Historically, concerns about contamination and nutrient imbalance have raised barriers to incorporation of reclamation in cannabis cultivation. However, as water capture and treatment solutions have become more widely available and efficient, growers enjoy an expanding range of options for safely reusing their runoff.

Condensate capture is another approach that can yield high returns for indoor and enclosed greenhouse facilities. Since more than 90% of the water typically absorbed by cannabis plants is used to cool their leaves through evapotranspiration, much of that water can be reclaimed through HVAC condensate. Yet because condensate may become tainted by heavy metals due to leaching within the HVAC system, that captured water must be regularly tested to ensure proper filtration before the water is reapplied to any plants.
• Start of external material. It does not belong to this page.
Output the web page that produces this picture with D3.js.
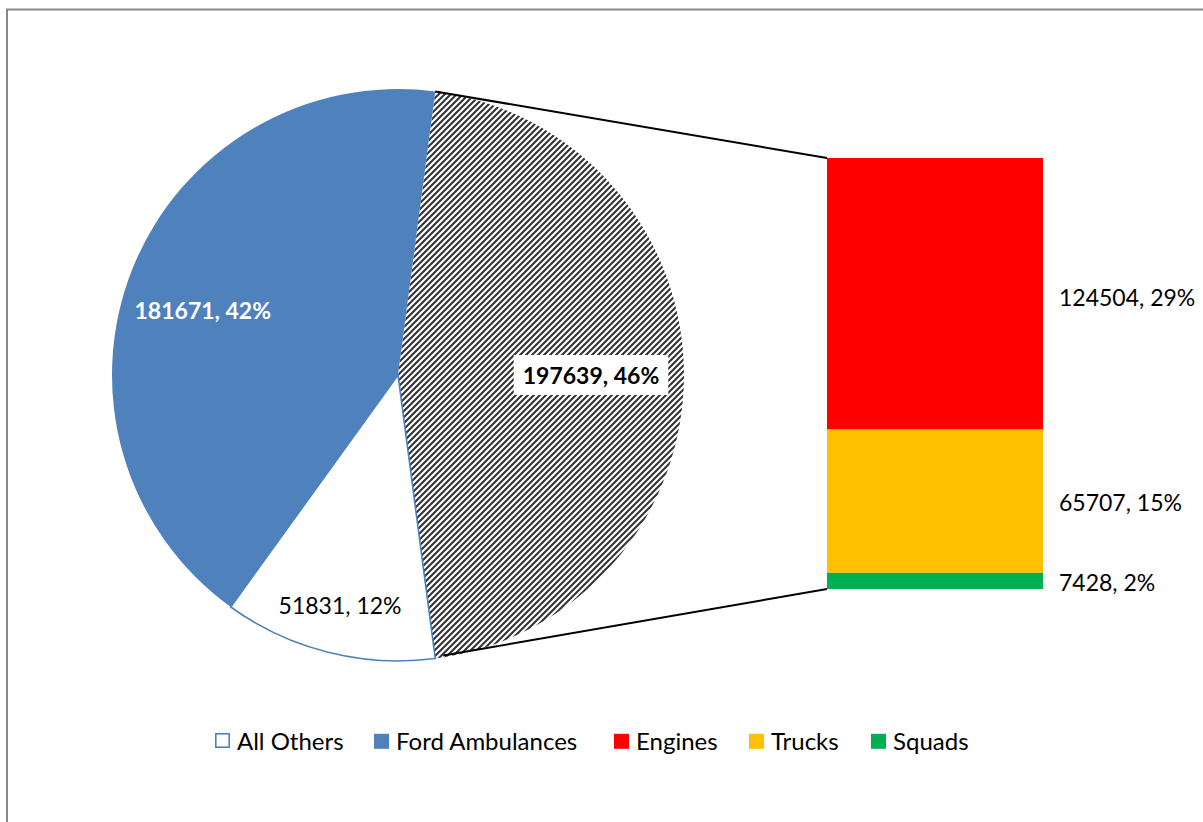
<!DOCTYPE html>
<html><head><meta charset="utf-8">
<script src="https://cdn.jsdelivr.net/npm/d3@7"></script>
<style>body{margin:0;background:#fff}svg{display:block}text{font-family:Lato,"Open Sans",sans-serif}</style>
</head><body>
<script>
const pieCategories = ["Other", "All Others", "Ford Ambulances"];
const pieValues = [197639, 51831, 181671];
const barCategories = ["Engines", "Trucks", "Squads"];
const barValues = [124504, 65707, 7428];
const pieLabels = ["197639, 46%", "51831, 12%", "181671, 42%"];
const barLabels = ["124504, 29%", "65707, 15%", "7428, 2%"];
const legendNames = ["All Others", "Ford Ambulances", "Engines", "Trucks", "Squads"];

const W = 1203, H = 822;
const svg = d3.select("body").append("svg").attr("width", W).attr("height", H);
const defs = svg.append("defs");
const pat = defs.append("pattern").attr("id", "hatch").attr("patternUnits", "userSpaceOnUse")
  .attr("width", 6).attr("height", 6);
pat.append("rect").attr("width", 6).attr("height", 6).attr("fill", "#fff");
pat.append("path").attr("d", "M-1,7 L7,-1 M-4,4 L4,-4 M2,10 L10,2").attr("stroke", "#333").attr("stroke-width", 2.1);

// border
svg.append("path").attr("d", `M7,${H} L7,9.5 L${W},9.5`).attr("fill", "none").attr("stroke", "#888").attr("stroke-width", 2);

const cx = 398, cy = 375, R = 286;
const total = d3.sum(pieValues);
const otherAngle = pieValues[0] / total * 2 * Math.PI;
const start = Math.PI / 2 - otherAngle / 2;
const pie = d3.pie().sort(null).value(d => d).startAngle(start).endAngle(start + 2 * Math.PI);
const arcs = pie(pieValues);
const arc = d3.arc().innerRadius(0).outerRadius(R);
const g = svg.append("g").attr("transform", `translate(${cx},${cy})`);
const fills = ["url(#hatch)", "#fff", "#4F81BD"];
const strokes = ["none", "#4F81BD", "none"];
g.selectAll("path.slice").data(arcs).join("path").attr("class", "slice")
  .attr("d", arc).attr("fill", (d, i) => fills[i]).attr("stroke", (d, i) => strokes[i]).attr("stroke-width", 1.6);

// bar stack
const barX = 827, barW = 216, barTop = 158, barBot = 589;
const y = d3.scaleLinear().domain([0, d3.sum(barValues)]).range([barTop, barBot]);
const cum = d3.cumsum(barValues);
const barColors = ["#FF0000", "#FFC000", "#00B050"];
svg.selectAll("rect.bar").data(barValues).join("rect").attr("class", "bar")
  .attr("x", barX).attr("width", barW)
  .attr("y", (d, i) => y(cum[i] - d)).attr("height", d => y(d) - y(0))
  .attr("fill", (d, i) => barColors[i]);

// connector lines
const a0 = arcs[0];
const p1 = [cx + R * Math.sin(a0.startAngle), cy - R * Math.cos(a0.startAngle)];
const p2 = [cx + R * Math.sin(a0.endAngle), cy - R * Math.cos(a0.endAngle)];
svg.append("line").attr("x1", p1[0]).attr("y1", p1[1]).attr("x2", barX).attr("y2", barTop).attr("stroke", "#000").attr("stroke-width", 2);
svg.append("line").attr("x1", p2[0] + 8).attr("y1", p2[1] - 3).attr("x2", barX).attr("y2", barBot).attr("stroke", "#000").attr("stroke-width", 2);

// pie labels
const labelR = [193, 237, 210];
arcs.forEach((d, i) => {
  const m = (d.startAngle + d.endAngle) / 2;
  const lx = cx + labelR[i] * Math.sin(m), ly = cy - labelR[i] * Math.cos(m) + (i === 2 ? 12 : 0);
  const t = svg.append("text").attr("x", lx).attr("y", ly).attr("text-anchor", "middle")
    .attr("dominant-baseline", "central").attr("font-size", 23).text(pieLabels[i]);
  if (i === 0) {
    t.attr("font-weight", "bold").attr("fill", "#000");
    const bb = t.node().getBBox();
    svg.insert("rect", "text").attr("x", bb.x - 9).attr("y", bb.y - 6).attr("width", bb.width + 18).attr("height", bb.height + 12).attr("fill", "#fff");
  } else if (i === 2) {
    t.attr("font-weight", "bold").attr("fill", "#fff");
  } else {
    t.attr("fill", "#000");
  }
});

// bar labels
const barLabelY = [297, 502, 582];
barLabels.forEach((s, i) => {
  svg.append("text").attr("x", 1059).attr("y", barLabelY[i]).attr("dominant-baseline", "central")
    .attr("font-size", 23).attr("fill", "#000").text(s);
});

// legend
const legX = [215, 374, 614, 749, 871];
const legFill = ["#fff", "#4F81BD", "#FF0000", "#FFC000", "#00B050"];
legendNames.forEach((n, i) => {
  svg.append("rect").attr("x", legX[i] + (i === 0 ? 0.8 : 0)).attr("y", 733.8).attr("width", i === 0 ? 13.4 : 15).attr("height", i === 0 ? 13.4 : 15)
    .attr("fill", legFill[i]).attr("stroke", i === 0 ? "#4F81BD" : "none").attr("stroke-width", 1.6);
  svg.append("text").attr("x", legX[i] + 22).attr("y", 740.5).attr("dominant-baseline", "central")
    .attr("font-size", 24).attr("fill", "#000").text(n);
});
</script>
</body></html>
Due to the significant volumes of water that can be collected as condensate, water storage capacity may also present a challenge for space-constrained facilities. However, with sufficient pre-planning in facility design, sustainable reuse of condensate may be a highly impactful means to lower a facility’s water footprint.

Taken together, responsible and efficient approaches can dramatically lower an operation’s overall water use. Furthermore, with many of the world’s leading cannabis-producing regions facing increasing risks of acute drought conditions due to climate change, not only will efficient water use improve cultivators’ bottom lines, but strengthen their respective competitive positions, and improve the overall environmental sustainability of the industry for growers everywhere.